Expos 20, Rosenzweig says, was never designed to be a course to improve students’ style of prose. Rather, the course is meant to teach students the method of academic argument.
And in a mere 12 weeks, Rosenzweig says that it is difficult to incorporate instruction in both prose and argumentation, even if students come into the course with the expectation that it will focus on prose.
“The balance in one semester may not be enough towards prose style to suit [some students],” Rosenzweig says.
“We’ve got three essays and twelve weeks,” she says. “We just can’t do that.”
EXPOS 30
Students also criticize Expos 20 for bringing together students of dramatically varying writing abilities.

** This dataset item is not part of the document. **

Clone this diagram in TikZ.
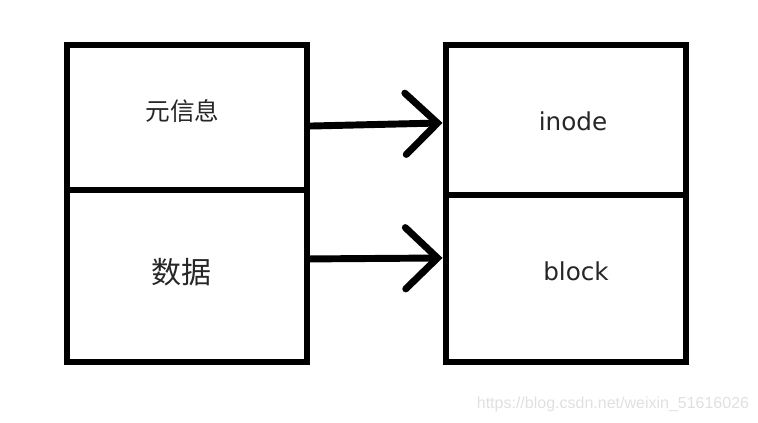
\documentclass[tikz,border=0pt]{standalone}
\usepackage{fontspec}
\setmainfont{DejaVu Sans}
\newfontfamily\cjk{Noto Sans CJK SC}
\newfontfamily\markfont{Liberation Sans}
\usetikzlibrary{positioning, arrows.meta}

\begin{document}
\begin{tikzpicture}[
  x=0.75pt, y=-0.75pt,
  cell/.style={draw, line width=5.2pt, minimum width=240*0.75pt, inner sep=0pt},
  tag/.style={inner sep=0pt, text=black!85},
  link/.style={line width=5.2pt, line cap=round, -{Straight Barb[length=24pt, width=46pt, line cap=round]}}
]
\useasboundingbox (0,0) rectangle (758,422);

% Left column
\node[cell, minimum height=145*0.75pt] (meta) at (187,117.5) {};
\node[cell, minimum height=172*0.75pt, below=-5.2pt of meta] (data) {};
\node[tag, font=\cjk\fontsize{18.5}{22}\selectfont] (metaText) at (182.5,111.5) {元信息};
\node[tag, font=\cjk\fontsize{22.5}{26}\selectfont] (dataText) at (181.5,272) {数据};

% Right column
\node[cell, minimum height=150*0.75pt] (inode) at (566,120) {};
\node[cell, minimum height=167*0.75pt, below=-5.2pt of inode] (block) {};
\node[tag, font=\fontsize{18.5}{22}\selectfont] (inodeText) at (573,121.5) {inode};
\node[tag, font=\fontsize{18.5}{22}\selectfont] (blockText) at (576,271.5) {block};

% Connections
\draw[link] ([yshift=-6.4pt]meta.east) -- ([yshift=-2.2pt]inode.west);
\draw[link] ([yshift=12.8pt]data.east) -- ([yshift=15.4pt]block.west);

% Watermark
\node[font=\markfont\fontsize{12}{14}\selectfont, text=black!12] (mark) at (613,404) {https://blog.csdn.net/weixin\_51616026};

\end{tikzpicture}
\end{document}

“In Expos 20, they had those specialty writers who were always going to have those answers,” says Regan. “It didn’t matter if anyone else pitched in because those who were experts at writing knew the answers they were looking for.”
As a result, Regan says she thinks the class remains an unequal plane—even for students like her who graduated from Expos 10.
“There are just brilliant writers at Harvard,” she says. “And there were quite a few people in my class that didn’t need to be there.”
For these writers, the Standing Committee on Writing and Speaking has moved to recommend establishing a new course, Expos 30.
Thomas R. Jehn, director of the Harvard College Writing Program, says the course, if established, will serve “the very, very top” writers at Harvard.
“The most skilled mathematicians go into Math 55 or higher, but all of our writers go into Expos 20,” Dean of Undergraduate Education Jay M. Harris says.
But Expos 20 preceptor Joaquín S. Terrones says he thinks part of the strength of the class is the students’ diversity of writing abilities.
“It prepares students for the realities of what a lot of their academic life is going to be, which is having a dialogue not just with students in their concentration, but with students and professors across the university,” he says.
Gross says he would be hesitant to endorse Expos 30 due to the potential limitations of such a placement test.